Certaines sources estiment que plus de 60 % du coltan mondial se trouve au CongoKen Matthysen

“Ces minéraux sont effectivement très importants”, poursuit Ken Matthysen. “Ils financent de nombreux groupes armés et jouent également un rôle dans la corruption au sein de l’armée congolaise.” Le coltan, par exemple, à partir duquel est extrait le métal essentiel qu’est le tantale, est indispensable pour la fabrication de condensateurs capables de stocker des charges électriques. Sous forme de poudre, on le retrouve dans les smartphones, les ordinateurs portables, les tablettes, les consoles de jeux vidéo et les appareils GPS. “Certaines sources estiment que plus de 60% du coltan mondial se trouve au Congo. En 2023, le pays a officiellement produit 40% du tantale mondial, mais en réalité, ce chiffre est probablement plus proche de 60%, car une grande partie de la production rwandaise proviendrait de la contrebande depuis le Congo.” Avec l’étain et le tungstène (appelé wolfram en néerlandais), le tantale fait partie des “minéraux 3T” extraits dans l’est du Congo. Quant à la valeur totale des ressources dans le sous-sol congolais, l’expert reste prudent. “Mais certaines estimations parlent de 24 milliards de dollars”, commente-t-il.

800.000 réfugiés

L’exploitation minière dans la région reste toutefois largement menée à petite échelle. “Nous avons recensé 790 mines artisanales employant environ 73.000 personnes, où l’extraction se fait encore à la force des bras. Il n’existe qu’un seul site industriel d’envergure”, détaille Ken Matthysen. Goma, bien qu’étant une métropole, n’abrite pas de sites miniers, mais c’est un important centre commercial pour la région.

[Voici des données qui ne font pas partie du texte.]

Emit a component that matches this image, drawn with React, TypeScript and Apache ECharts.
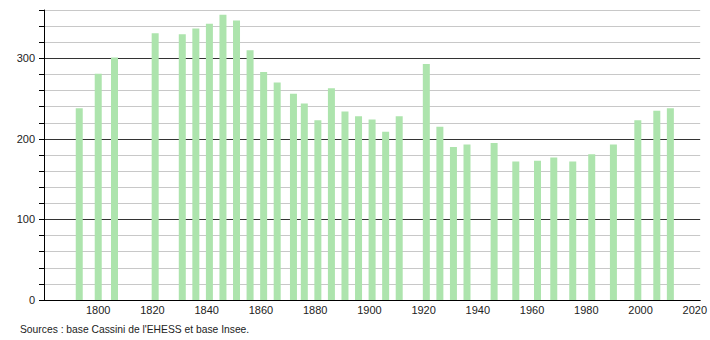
import React, { useEffect, useRef } from "react";
import * as echarts from "echarts";

const years = [1793, 1800, 1806, 1821, 1831, 1836, 1841, 1846, 1851, 1856, 1861, 1866, 1872, 1876, 1881, 1886, 1891, 1896, 1901, 1906, 1911, 1921, 1926, 1931, 1936, 1946, 1954, 1962, 1968, 1975, 1982, 1990, 1999, 2006, 2011];
const population = [238, 281, 301, 331, 330, 337, 343, 354, 347, 310, 283, 270, 256, 244, 223, 263, 234, 228, 224, 209, 228, 293, 215, 190, 193, 195, 172, 173, 177, 172, 181, 193, 223, 235, 238];
const xTickLabels = [1800, 1820, 1840, 1860, 1880, 1900, 1920, 1940, 1960, 1980, 2000, 2020];
const yTickLabels = [0, 100, 200, 300];
const sourceText = "Sources : base Cassini de l'EHESS et base Insee.";

export default function App() {
  const ref = useRef<HTMLDivElement>(null);
  useEffect(() => {
    const chart = echarts.init(ref.current!, null, { renderer: "svg" });
    const font = "Liberation Sans, Arial, sans-serif";
    chart.setOption({
      animation: false,
      grid: { left: 44, right: 9, top: 10, bottom: 40 },
      xAxis: {
        type: "value",
        min: 1780,
        max: 2022,
        interval: 20,
        axisLine: { show: true, lineStyle: { color: "#000", width: 1 } },
        axisTick: { show: false },
        splitLine: { show: false },
        axisLabel: {
          color: "#222",
          fontSize: 11,
          fontFamily: font,
          margin: 4,
          showMinLabel: true,
          showMaxLabel: true,
          formatter: (v: number) => (xTickLabels.includes(v) ? String(v) : ""),
        },
      },
      yAxis: {
        type: "value",
        min: 0,
        max: 360,
        interval: 20,
        axisLine: { show: true, lineStyle: { color: "#000", width: 1 } },
        axisTick: { show: true, length: 5, lineStyle: { color: "#000" } },
        splitLine: {
          show: true,
          lineStyle: { color: ["#333", "#c8c8c8", "#c8c8c8", "#c8c8c8", "#c8c8c8"], width: 1 },
        },
        axisLabel: {
          color: "#222",
          fontSize: 11,
          fontFamily: font,
          margin: 9,
          formatter: (v: number) => (yTickLabels.includes(v) ? String(v) : ""),
        },
      },
      graphic: [
        {
          type: "text",
          left: 20,
          top: 324,
          style: { text: sourceText, fontSize: 10.3, fontFamily: font, fill: "#222" },
        },
      ],
      series: [
        {
          type: "bar",
          barWidth: 7,
          itemStyle: { color: "#ade4ad" },
          data: years.map((y, i) => [y, population[i]]),
        },
      ],
    });
    return () => chart.dispose();
  }, []);
  return <div ref={ref} style={{ width: 710, height: 340, position: "absolute", left: 0, top: 0 }} />;
}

“La population y a été multipliée par cinq en 25 ans”, contextualise le professeur Koen Vlassenroot (UGent), qui s’y rend plusieurs fois par an. “Beaucoup de personnes ont déserté les zones rurales pour s’y réfugier. La ville est huit fois plus petite que la capitale, Kinshasa, mais ses environs accueillent 800.000 déplacés internes, qui n’ont pas un accès suffisant à l’aide humanitaire. C’est une crise majeure, dans une ville qui est elle-même un nœud stratégique et économique de premier plan.”

Selon les Congolais, Apple nourrit ce conflit armé en exportant, blanchis­sant et utilisant illégale­ment ces “minerais du sang”

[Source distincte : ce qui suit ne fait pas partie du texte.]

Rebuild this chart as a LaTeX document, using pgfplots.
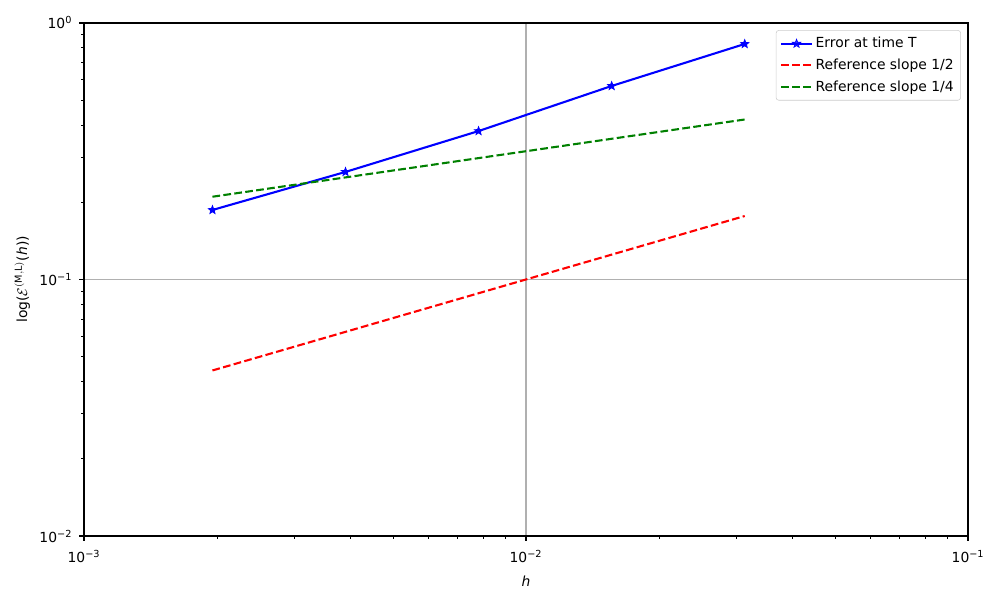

Depuis avril de l’année dernière, les rebelles du M23 ont pris le contrôle de la mine de Rubaya, le plus grand centre d’extraction de coltan du pays. “De là, environ 120 tonnes de coltan sont exportées chaque mois, ce qui leur rapporte 800.000 dollars par expédition”, décompte le chercheur anversois. D’autres mines sont également exploitées par des groupes armés.

“Un business très complexe”

“Presque tous sont accusés de violations des droits de l’homme”, rappelle le professeur Vlassenroot. “Sur ces sites, les milices imposent de nombreuses taxes illégales, y compris sur le commerce du bois, le charbon de bois et les produits agricoles. Une partie de l’économie locale est militarisée.” Parallèlement, une compétition internationale est en cours entre la Chine, la Turquie et les Émirats arabes unis. “C’est un business très complexe, avec de nombreux trafics opaques. Pourtant, ces mines offrent également du travail à de nombreux jeunes,” ajoute Koen Vlassenroot.

C’est précisément à cause de ces conflits que le coltan et d’autres minerais en provenance du Congo portent depuis des années un surnom très évocateur: “les minerais de sang”.

“Le gouvernement congolais a même poursuivi Apple en justice en Belgique et en France l’année dernière”, rappelle Koen Vlassenroot. “Selon les autorités congolaises, l’entreprise soutient indirectement un conflit armé en exportant illégalement ces ‘minerais de sang’, en les blanchissant et en les intégrant dans ses appareils. Mais Apple dément ces accusations.”